Non se ne rendono conto perché oltretutto non sono capaci di capire che non si può avere governabilità, che non è possibile garantire la tranquillità, la pace sociale, la sicurezza pubblica in un mare di disuguaglianza, che non si arriverà mai alla stabilità politica, sociale, economica, finanziaria finché continua questa situazione di ingiustizia, di abbandono, di arretratezza, di povertà per la maggioranza della gente.

Ma gli stessi industriali hanno bisogno di compratori e possono crearli innalzando il livello di vita.

Però devi anche considerare che quelli che non vogliono il cambiamento, questo gruppo di imprenditori con interessi costituiti, a rigore non sono neanche imprenditori, ma trafficanti di influenze, speculatori, sono quelli che grazie alle relazioni con funzionari pubblici - perché sono loro che li mettono e li tolgono - riescono a concludere succosi affari con la protezione dell'apparato statale. Comprano Mexicana (la linea aerea di bandiera, ndt) a cinque centesimi se vale un peso e riescono a beneficiare del salvataggio da parte del ministero delle finanze per non pagare tasse...

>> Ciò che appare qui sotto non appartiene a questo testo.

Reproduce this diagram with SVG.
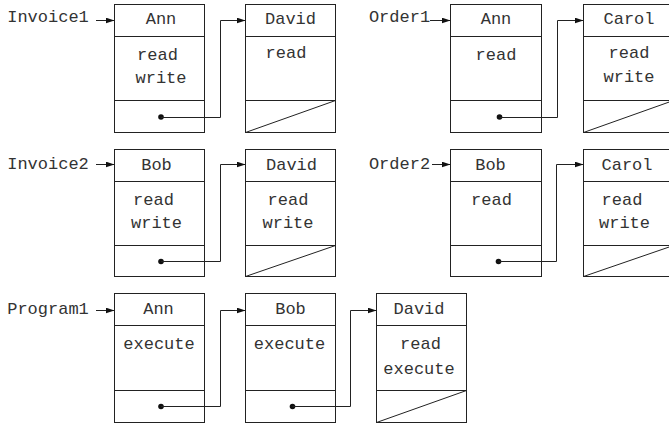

A proposito, fino a quando resterai qui nello Zocalo?

(Sorride) Non si sa. Mi chiedono continuamente che succederà, che penso di fare. Possono succedere molte cose. Ti direi che in politica conta anche la fortuna e che ci sono cose che non posso dire. Quello che faremo non lo posso diffondere ai quattro venti. Alcune cose ancora non sono decise e altre, se non conviene, non le dirò neanche. Prima di farle sapere agli avversari politici, le devo sottoporre all'approvazione della gente.

E non ti preoccupa la responsabilità che hai nei confronti di tanta gente che sta qui nello Zocalo e negli accampamenti del centro? Il potere che eserciti sulla gente, che ha sofferto il freddo, la pioggia, la durezza del pavimento e non si è mossa per la fede che ha in te?

Sì, penso molto a tutti quelli che mi hanno aiutato e con tanto impegno. È una grande responsabilità, che mi obbliga a non mentire alla gente, ad agire con autenticità e a stare molto attento a non fare errori, perché nessuno è perfetto, tutti commettiamo errori.

Tu ne hai fatti?

Certo che ho commesso errori ma bisogna stare attenti ad evitarli e, quando uno li commette, deve rettificarli. Chiaro, meglio non farne.

Che cosa ti muove? Perché ti sei messo in questo? Risponde al tuo amore per la storia?

Da molto tempo, da quando ero giovane, conosco la storia del mio paese e soprattutto conosco la gente, ho viaggiato per tutto il paese, per tutte le regioni del Messico. Ho un amore profondo e una grande ammirazione per il popolo, la gente è molto nobile, molto buona, il meglio che abbiamo in Messico è il nostro popolo.

Prima delle elezioni, pensavi che sarebbe finita così?

Già nella campagna elettorale abbiamo denunciato che la competizione era disuguale, che non c'era equità, che volevano vincere con il potere del denaro, manipolando i media, ma non immaginavamo quello che sarebbe successo il 2 luglio.

Non te l'eri immaginato?

Veramente pensavo che con tutto quello che avevano già fatto con la guerra sucia, i soldi e gli attacchi contro di me, saremmo riusciti comunque a vincere. Non immaginavo che avrebbero usato i trucchi fraudolenti di sempre. Pensavo che avevano già fatto di tutto e che il giorno delle elezioni avrebbero lasciato che la gente votasse liberamente. Ma non è stato così.

E ora, che ci resta da fare?

Dobbiamo mantenere vivo questo movimento, perché non si ripetano mai più queste pratiche. Per questo, la lotta non è soltanto per il riconoscimento della nostra vittoria, ma per far valere la democrazia. Di fatto, se permettiamo questa intromissione, non ci sarà futuro per la maggioranza della gente. Per molte nazioni, la democrazia può significare un meccanismo di rinnovamento del governo, con il metodo più adeguato per rinnovarlo, ma per paesi come il nostro, con tanta povertà, la democrazia diventa una questione di sopravvivenza. Per molta gente, è il mezzo per vivere meglio, è la loro aspirazione, la loro speranza di avere un lavoro, istruzione, casa, felicità. Non è qualcosa di astratto.

Non tutti, però, la pensano così...

Capisco che ci sono settori che non la considerano una questione fondamentale, perché vivono in una situazione economica agiata, ma in Messico ci sono milioni di esseri umani che non hanno neanche l'indispensabile e che hanno riposto tutte le loro speranze in queste elezioni. Questo è il fondo della questione: non permettere che un gruppo si imponga e non spegnere la speranza della gente, non cancellare il diritto alla speranza. È per questo che stiamo qui.